# Why do cats lick themselves after eating?



## Richo (Jul 4, 2003)

I don't know if other peoples' cats do this but both Barnaby and Baxter lick (clean) themselves after eating their canned food meal. After dry food they don't.

If anything I would think this would be the most unlikely time they would want to clean themselves after just filling their mouths with stinky wet food, but they always do. :? 

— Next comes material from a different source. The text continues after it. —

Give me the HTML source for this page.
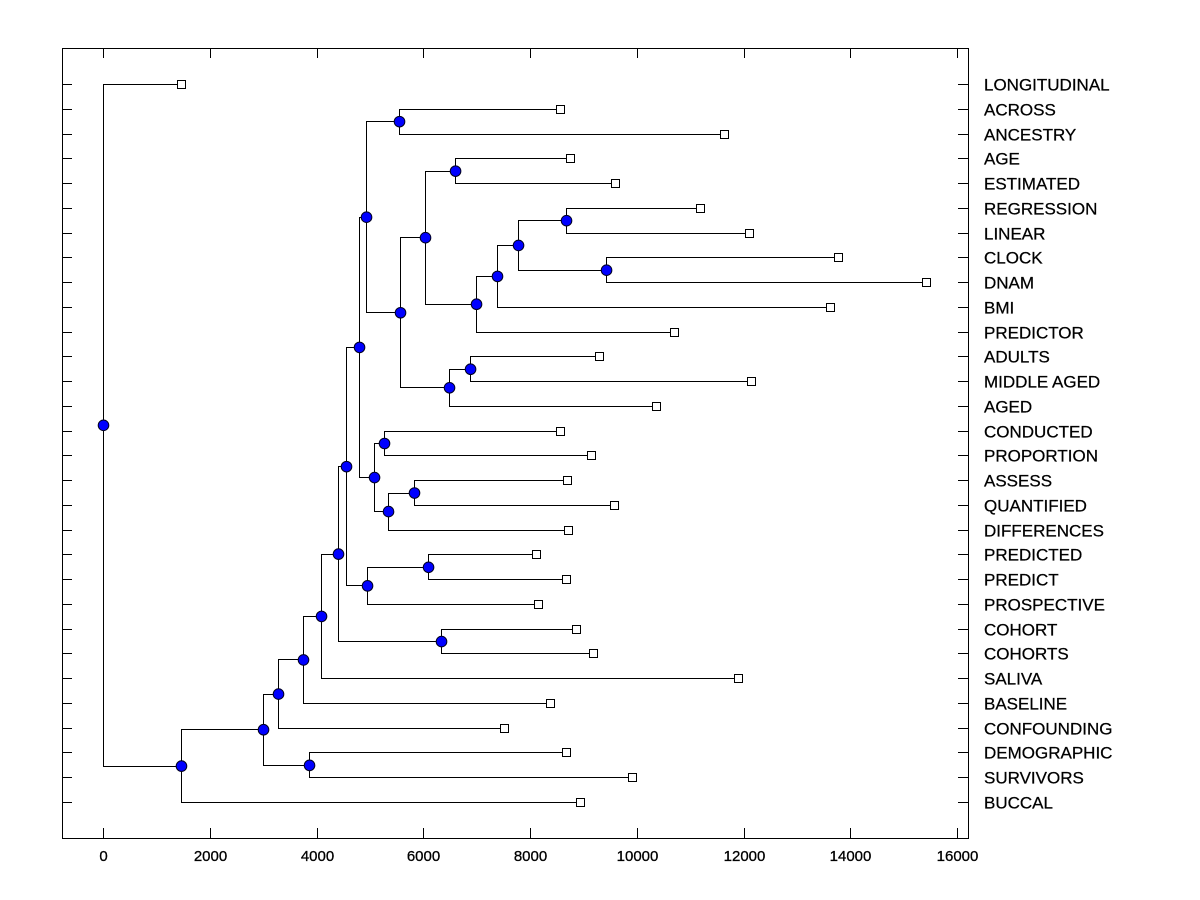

Does anyone else's cats do this and do you know of any reasoning behind it?


----------



## coaster (Dec 1, 2004)

My cats do that and I was just assuming they were cleaning themselves off after eating. After all, they've got their faces stuck in a food bowl, I suppose some of it gets on their face. Is my assumption wrong?

Tim


----------



## DesnBaby (Apr 18, 2004)

They clean it so their enemies won't know that they've eaten or track them down! :lol: (No, really I think this is the reason.) :wink:


----------



## coaster (Dec 1, 2004)

that does make sense. thanks...

Tim


----------



## budandgray (Nov 1, 2004)

Mine do the same thing, especially with wet canned food. I have not noticed them doing so with dry food.

Just another trait I have a perfect cat definition for: WEIRD 8O 

To humans that is...


----------



## fbodgrl (May 10, 2004)

Mine do the same thing, but I have no idea why.


----------